Museum von Staab Architekten und Atelier Brückner


Meldung einblenden

Am vergangenen Freitag eröffnete die neue Zweigstelle des Deutschen Museums im Augustinerhof in Nürnberg. Städtebauliche Planung und Entwurf des Neubaus – der neben dem Museum ein Hotel, Gastronomie und Gewerbe beinhaltet – stammen vom Berliner Büro Staab Architekten. Planung und Ausführung der Ausstellungsarchitektur übernahm das Atelier Brückner aus Stuttgart.

Von Sabina Strambu

Es sind ganz unterschiedliche Gründe, warum Volker Staab und der bayerische Ministerpräsident Markus Söder stolz sind auf den neuen Augustinerhof in Nürnberg. Der eine ist es vor allem aufgrund der gelungenen städtebaulichen Integration und architektonischen Gestaltung des Projekts in unmittelbarer Nähe des Hauptmarktes am Fluss Pegnitz. Der andere ist stolz darauf, eine Zweigstelle des berühmten Deutschen Museums in München als prominente Mieterin zu haben. „Die Idee stammt von mir!“, verkündete Söder anlässlich des feierlichen Festakts zur Eröffnung des Zukunftsmuseums im Augustinerhof am letzten Freitag.

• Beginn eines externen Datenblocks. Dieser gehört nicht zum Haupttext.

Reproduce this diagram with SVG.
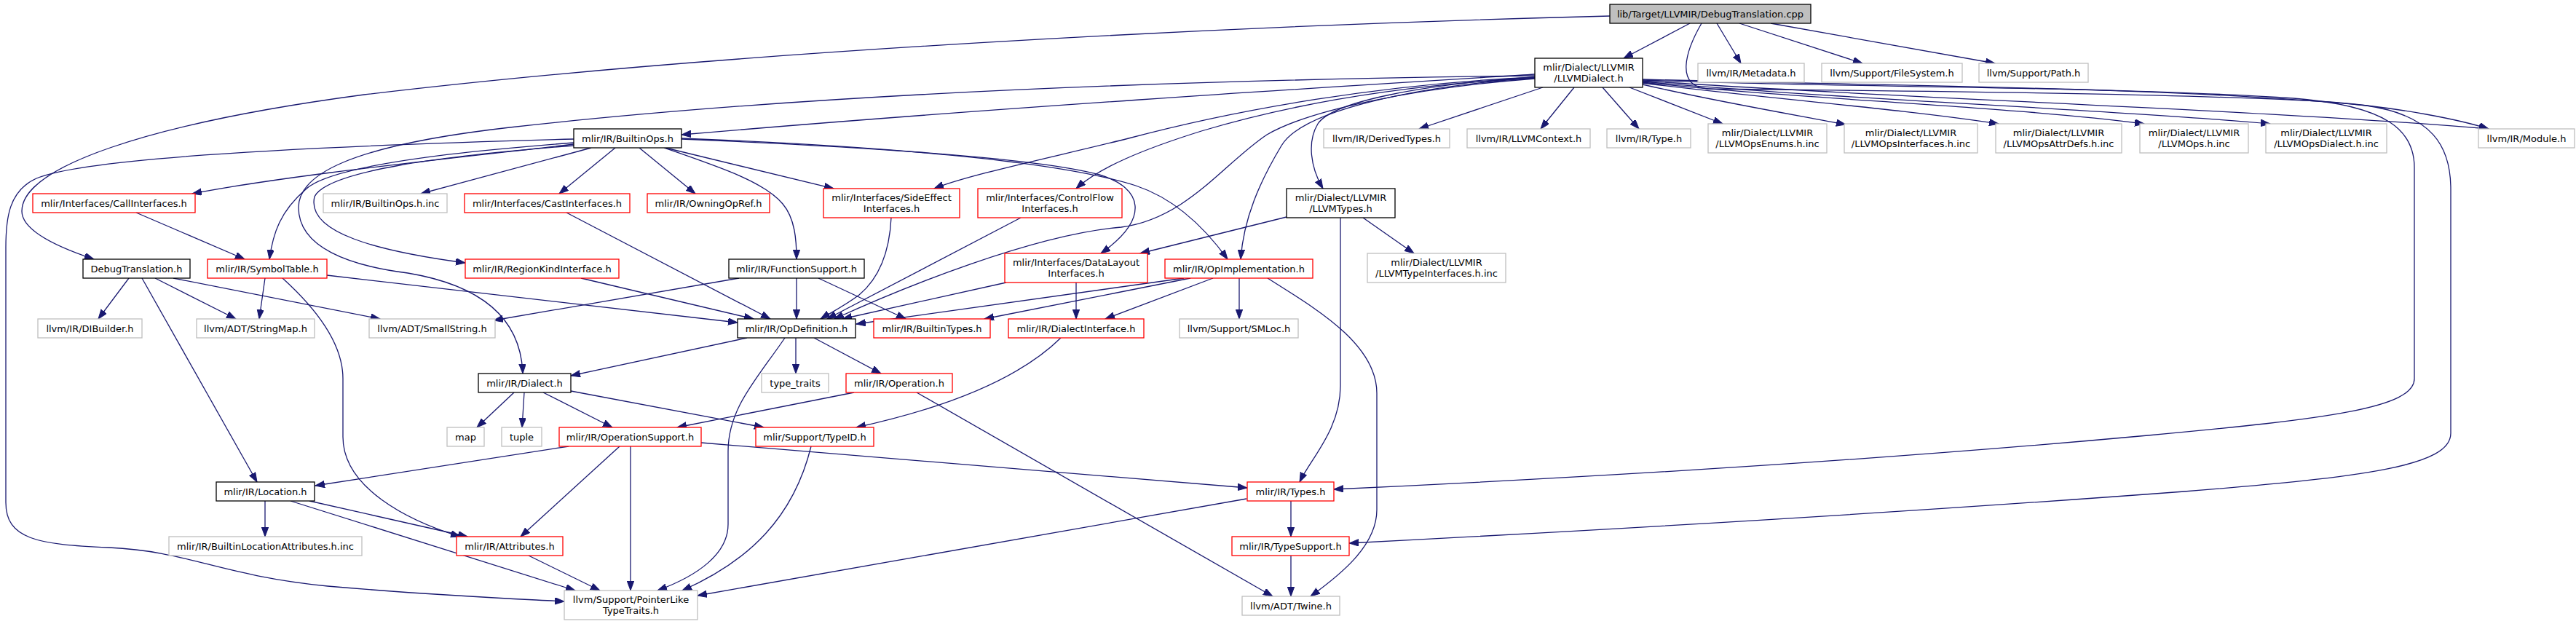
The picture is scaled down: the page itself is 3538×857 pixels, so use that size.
<svg xmlns="http://www.w3.org/2000/svg" width="3538" height="857" viewBox="0 0 3538 857">
<style>
rect{fill:#fff;stroke-width:1.3}
.b rect{stroke:#000}
.g rect{stroke:#bfbfbf}
.r rect{stroke:#ff0000}
.root rect{fill:#bfbfbf;stroke:#000}
text{font-family:"DejaVu Sans","Liberation Sans",sans-serif;font-size:13px;fill:#000;text-anchor:middle}
#edges path{fill:none;stroke:#191970;stroke-width:1.3;marker-end:url(#ah)}
</style>
<defs>
<marker id="ah" markerWidth="14" markerHeight="10" refX="13" refY="4.7" orient="auto" markerUnits="userSpaceOnUse"><path d="M0,0 L13,4.7 L0,9.4 z" fill="#191970" stroke="#191970" stroke-width="1"/></marker>
</defs>
<rect x="0" y="0" width="3538" height="857" style="fill:#fff;stroke:none"/>
<g id="edges">
<path d="M2321,32 L2230,80"/>
<path d="M2358,32 L2391,87"/>
<path d="M2389,32 L2558,87"/>
<path d="M2432,32 L2740,87"/>
<path d="M2211,22 C1700,35 1000,70 500,130 C200,170 30,230 30,290 C30,320 90,343 129,356"/>
<path d="M2337,32 C2315,70 2300,118 2345,122 C2600,125 3000,128 3200,140 C3300,148 3380,165 3418,177"/>
<path d="M2119,120 L1949,177"/>
<path d="M2162,120 L2116,177"/>
<path d="M2201,120 L2251,177"/>
<path d="M2238,120 L2366,170"/>
<path d="M2256,116 C2350,138 2450,155 2535,171"/>
<path d="M2256,114 C2420,135 2600,148 2745,170"/>
<path d="M2256,113 C2450,135 2750,145 2945,170"/>
<path d="M2256,112 C2500,135 2900,150 3118,170"/>
<path d="M2256,111 C2600,135 3100,150 3418,177"/>
<path d="M2256,110 C2500,120 2900,118 3150,135 C3280,145 3316,180 3316,230 L3316,520 C3316,560 3200,575 2950,598 C2600,630 2200,655 1832,672"/>
<path d="M2256,109 C2600,118 3000,120 3250,145 C3340,158 3366,200 3366,260 L3366,595 C3366,640 3250,655 3000,675 C2600,705 2200,728 1853,746"/>
<path d="M2108,102 C1900,115 1400,145 936,185"/>
<path d="M2108,104 C1600,110 1100,130 700,175 C480,200 410,240 410,285 C410,340 480,365 560,375 C650,390 715,430 718,513"/>
<path d="M2108,106 C1950,116 1830,140 1810,170 C1795,195 1800,230 1817,259"/>
<path d="M2108,106 C1900,115 1700,150 1550,190 C1450,215 1330,240 1283,259"/>
<path d="M2108,107 C1900,118 1750,150 1650,180 C1570,205 1510,230 1478,259"/>
<path d="M2108,108 C1950,120 1800,150 1740,185 C1680,225 1630,300 1540,312 C1420,322 1240,395 1146,438"/>
<path d="M2108,107 C1950,118 1790,150 1760,200 C1730,250 1708,300 1704,356"/>
<path d="M1767,298 L1566,348"/>
<path d="M1841,299 L1841,530 C1841,590 1800,630 1785,662"/>
<path d="M1872,299 L1942,348"/>
<path d="M812,203 L578,266"/>
<path d="M845,203 L768,266"/>
<path d="M878,203 L955,266"/>
<path d="M914,203 L1145,259"/>
<path d="M912,203 C990,230 1050,250 1075,280 C1092,300 1094,330 1094,356"/>
<path d="M936,191 C1150,200 1420,215 1510,240 C1570,258 1580,300 1512,348"/>
<path d="M936,190 C1200,200 1450,220 1560,255 C1620,275 1660,320 1686,356"/>
<path d="M788,198 C600,220 400,240 264,266"/>
<path d="M788,196 C600,210 450,230 420,260 C385,290 375,320 370,356"/>
<path d="M788,200 C600,215 450,235 432,270 C420,320 520,345 639,361"/>
<path d="M788,191 C450,200 120,215 50,245 C12,262 8,300 8,340 L8,690 C8,740 50,748 150,752 C260,757 300,790 450,805 C600,818 700,822 775,826"/>
<path d="M187,292 L336,356"/>
<path d="M778,292 L1058,438"/>
<path d="M798,382 L1035,438"/>
<path d="M364,382 L356,438"/>
<path d="M388,382 C430,420 471,470 471,520 L471,600 C471,670 560,715 632,737"/>
<path d="M449,378 L1013,443"/>
<path d="M177,382 L135,438"/>
<path d="M195,382 L353,662"/>
<path d="M213,382 L324,438"/>
<path d="M238,382 L522,438"/>
<path d="M1094,382 L1094,438"/>
<path d="M1124,382 L1244,438"/>
<path d="M1015,382 L678,440"/>
<path d="M1224,299 C1222,340 1210,380 1180,405 C1160,420 1140,430 1127,438"/>
<path d="M1402,299 L1136,438"/>
<path d="M1382,388 L1157,438"/>
<path d="M1478,388 L1478,438"/>
<path d="M1626,382 L1176,445"/>
<path d="M1635,382 L1352,438"/>
<path d="M1666,382 L1518,438"/>
<path d="M1702,382 L1702,438"/>
<path d="M1741,382 C1800,420 1891,470 1891,540 L1891,700 C1891,750 1840,790 1800,819"/>
<path d="M1026,464 L784,516"/>
<path d="M1093,464 L1093,513"/>
<path d="M1118,464 L1210,513"/>
<path d="M1078,464 C1040,520 1000,560 1000,620 L1000,720 C1000,760 960,790 903,811"/>
<path d="M706,539 L655,587"/>
<path d="M720,539 L717,587"/>
<path d="M746,539 L841,587"/>
<path d="M784,537 L1049,587"/>
<path d="M1173,539 L930,587"/>
<path d="M1259,539 L1748,819"/>
<path d="M1457,464 C1400,520 1300,560 1176,587"/>
<path d="M781,613 L433,667"/>
<path d="M851,613 L715,737"/>
<path d="M866,613 L866,811"/>
<path d="M963,608 L1713,670"/>
<path d="M1114,613 C1090,710 1030,770 937,811"/>
<path d="M1773,688 L1773,737"/>
<path d="M1712,685 L958,818"/>
<path d="M1773,763 L1773,819"/>
<path d="M364,688 L364,737"/>
<path d="M425,688 L642,737"/>
<path d="M399,688 L790,811"/>
<path d="M726,763 L824,811"/>
</g>
<g id="root" class="root"><rect x="2211" y="6" width="276" height="26"/><text x="2349" y="23.5">lib/Target/LLVMIR/DebugTranslation.cpp</text></g>
<g id="llvmdialect" class="b"><rect x="2108" y="80" width="148" height="40"/><text x="2182" y="96.5">mlir/Dialect/LLVMIR</text><text x="2182" y="111.5">/LLVMDialect.h</text></g>
<g id="metadata" class="g"><rect x="2332" y="87" width="146" height="26"/><text x="2405" y="104.5">llvm/IR/Metadata.h</text></g>
<g id="filesystem" class="g"><rect x="2502" y="87" width="193" height="26"/><text x="2598.5" y="104.5">llvm/Support/FileSystem.h</text></g>
<g id="path" class="g"><rect x="2718" y="87" width="150" height="26"/><text x="2793" y="104.5">llvm/Support/Path.h</text></g>
<g id="builtinops" class="b"><rect x="788" y="177" width="148" height="26"/><text x="862" y="194.5">mlir/IR/BuiltinOps.h</text></g>
<g id="derivedtypes" class="g"><rect x="1818" y="177" width="173" height="26"/><text x="1904.5" y="194.5">llvm/IR/DerivedTypes.h</text></g>
<g id="llvmcontext" class="g"><rect x="2015" y="177" width="169" height="26"/><text x="2099.5" y="194.5">llvm/IR/LLVMContext.h</text></g>
<g id="type" class="g"><rect x="2207" y="177" width="115" height="26"/><text x="2264.5" y="194.5">llvm/IR/Type.h</text></g>
<g id="opsenums" class="g"><rect x="2346" y="170" width="163" height="40"/><text x="2427.5" y="186.5">mlir/Dialect/LLVMIR</text><text x="2427.5" y="201.5">/LLVMOpsEnums.h.inc</text></g>
<g id="opsinterfaces" class="g"><rect x="2533" y="170" width="183" height="40"/><text x="2624.5" y="186.5">mlir/Dialect/LLVMIR</text><text x="2624.5" y="201.5">/LLVMOpsInterfaces.h.inc</text></g>
<g id="opsattrdefs" class="g"><rect x="2741" y="170" width="173" height="40"/><text x="2827.5" y="186.5">mlir/Dialect/LLVMIR</text><text x="2827.5" y="201.5">/LLVMOpsAttrDefs.h.inc</text></g>
<g id="opsops" class="g"><rect x="2939" y="170" width="149" height="40"/><text x="3013.5" y="186.5">mlir/Dialect/LLVMIR</text><text x="3013.5" y="201.5">/LLVMOps.h.inc</text></g>
<g id="opsdialect" class="g"><rect x="3112" y="170" width="166" height="40"/><text x="3195" y="186.5">mlir/Dialect/LLVMIR</text><text x="3195" y="201.5">/LLVMOpsDialect.h.inc</text></g>
<g id="module" class="g"><rect x="3404" y="177" width="132" height="26"/><text x="3470" y="194.5">llvm/IR/Module.h</text></g>
<g id="callif" class="r"><rect x="45" y="266" width="223" height="26"/><text x="156.5" y="283.5">mlir/Interfaces/CallInterfaces.h</text></g>
<g id="builtinopsinc" class="g"><rect x="444" y="266" width="170" height="26"/><text x="529" y="283.5">mlir/IR/BuiltinOps.h.inc</text></g>
<g id="castif" class="r"><rect x="638" y="266" width="227" height="26"/><text x="751.5" y="283.5">mlir/Interfaces/CastInterfaces.h</text></g>
<g id="owningopref" class="r"><rect x="889" y="266" width="168" height="26"/><text x="973" y="283.5">mlir/IR/OwningOpRef.h</text></g>
<g id="sideeffect" class="r"><rect x="1131" y="259" width="187" height="40"/><text x="1224.5" y="275.5">mlir/Interfaces/SideEffect</text><text x="1224.5" y="290.5">Interfaces.h</text></g>
<g id="controlflow" class="r"><rect x="1343" y="259" width="198" height="40"/><text x="1442" y="275.5">mlir/Interfaces/ControlFlow</text><text x="1442" y="290.5">Interfaces.h</text></g>
<g id="llvmtypes" class="b"><rect x="1767" y="259" width="149" height="40"/><text x="1841.5" y="275.5">mlir/Dialect/LLVMIR</text><text x="1841.5" y="290.5">/LLVMTypes.h</text></g>
<g id="debugtranslationh" class="b"><rect x="114" y="356" width="147" height="26"/><text x="187.5" y="373.5">DebugTranslation.h</text></g>
<g id="symboltable" class="r"><rect x="285" y="356" width="164" height="26"/><text x="367" y="373.5">mlir/IR/SymbolTable.h</text></g>
<g id="regionkind" class="r"><rect x="639" y="356" width="211" height="26"/><text x="744.5" y="373.5">mlir/IR/RegionKindInterface.h</text></g>
<g id="functionsupport" class="b"><rect x="1001" y="356" width="186" height="26"/><text x="1094" y="373.5">mlir/IR/FunctionSupport.h</text></g>
<g id="datalayout" class="r"><rect x="1380" y="348" width="196" height="40"/><text x="1478" y="364.5">mlir/Interfaces/DataLayout</text><text x="1478" y="379.5">Interfaces.h</text></g>
<g id="opimplementation" class="r"><rect x="1600" y="356" width="203" height="26"/><text x="1701.5" y="373.5">mlir/IR/OpImplementation.h</text></g>
<g id="typeinterfaces" class="g"><rect x="1878" y="348" width="190" height="40"/><text x="1973" y="364.5">mlir/Dialect/LLVMIR</text><text x="1973" y="379.5">/LLVMTypeInterfaces.h.inc</text></g>
<g id="dibuilder" class="g"><rect x="52" y="438" width="143" height="26"/><text x="123.5" y="455.5">llvm/IR/DIBuilder.h</text></g>
<g id="stringmap" class="g"><rect x="270" y="438" width="162" height="26"/><text x="351" y="455.5">llvm/ADT/StringMap.h</text></g>
<g id="smallstring" class="g"><rect x="507" y="438" width="173" height="26"/><text x="593.5" y="455.5">llvm/ADT/SmallString.h</text></g>
<g id="opdefinition" class="b"><rect x="1013" y="438" width="162" height="26"/><text x="1094" y="455.5">mlir/IR/OpDefinition.h</text></g>
<g id="builtintypes" class="r"><rect x="1200" y="438" width="160" height="26"/><text x="1280" y="455.5">mlir/IR/BuiltinTypes.h</text></g>
<g id="dialectinterface" class="r"><rect x="1385" y="438" width="186" height="26"/><text x="1478" y="455.5">mlir/IR/DialectInterface.h</text></g>
<g id="smloc" class="g"><rect x="1620" y="438" width="163" height="26"/><text x="1701.5" y="455.5">llvm/Support/SMLoc.h</text></g>
<g id="dialect" class="b"><rect x="657" y="513" width="127" height="26"/><text x="720.5" y="530.5">mlir/IR/Dialect.h</text></g>
<g id="typetraits" class="g"><rect x="1046" y="513" width="92" height="26"/><text x="1092" y="530.5">type_traits</text></g>
<g id="operation" class="r"><rect x="1162" y="513" width="146" height="26"/><text x="1235" y="530.5">mlir/IR/Operation.h</text></g>
<g id="map" class="g"><rect x="614" y="587" width="51" height="26"/><text x="639.5" y="604.5">map</text></g>
<g id="tuple" class="g"><rect x="689" y="587" width="55" height="26"/><text x="716.5" y="604.5">tuple</text></g>
<g id="operationsupport" class="r"><rect x="768" y="587" width="195" height="26"/><text x="865.5" y="604.5">mlir/IR/OperationSupport.h</text></g>
<g id="typeid" class="r"><rect x="1038" y="587" width="162" height="26"/><text x="1119" y="604.5">mlir/Support/TypeID.h</text></g>
<g id="location" class="b"><rect x="297" y="662" width="135" height="26"/><text x="364.5" y="679.5">mlir/IR/Location.h</text></g>
<g id="types" class="r"><rect x="1713" y="662" width="119" height="26"/><text x="1772.5" y="679.5">mlir/IR/Types.h</text></g>
<g id="builtinlocattr" class="g"><rect x="232" y="737" width="265" height="26"/><text x="364.5" y="754.5">mlir/IR/BuiltinLocationAttributes.h.inc</text></g>
<g id="attributes" class="r"><rect x="627" y="737" width="146" height="26"/><text x="700" y="754.5">mlir/IR/Attributes.h</text></g>
<g id="typesupport" class="r"><rect x="1692" y="737" width="161" height="26"/><text x="1772.5" y="754.5">mlir/IR/TypeSupport.h</text></g>
<g id="pointerlike" class="g"><rect x="775" y="811" width="183" height="40"/><text x="866.5" y="827.5">llvm/Support/PointerLike</text><text x="866.5" y="842.5">TypeTraits.h</text></g>
<g id="twine" class="g"><rect x="1706" y="819" width="134" height="26"/><text x="1773" y="836.5">llvm/ADT/Twine.h</text></g>
</svg>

Jenseits des großen Eröffnungsrummels zeigte sich Staab vor allem auf den „Städtebau ein bisschen stolz“. Auf einer Empore im dritten Obergeschoss des Museums öffnet sich hinter ihm der Blick auf eine perfekt gesetzte, großformatige Fensterfläche und damit auf die kleinteilige Altstadt samt Burg im Hintergrund. Gerahmt vom grauen Sichtbeton, der im Inneren dominiert, zeigen sich Nürnberger Fachwerk und Dächermeer durch die teils bodentiefen verglasten Aussparungen an diversen Stellen im Gebäude. Der Sichtbezug nach außen bildet dabei immer wieder einen erfrischenden Kontrast zur kargen Raumhülle und dem technoiden Inhalt des Zukunftsmuseums.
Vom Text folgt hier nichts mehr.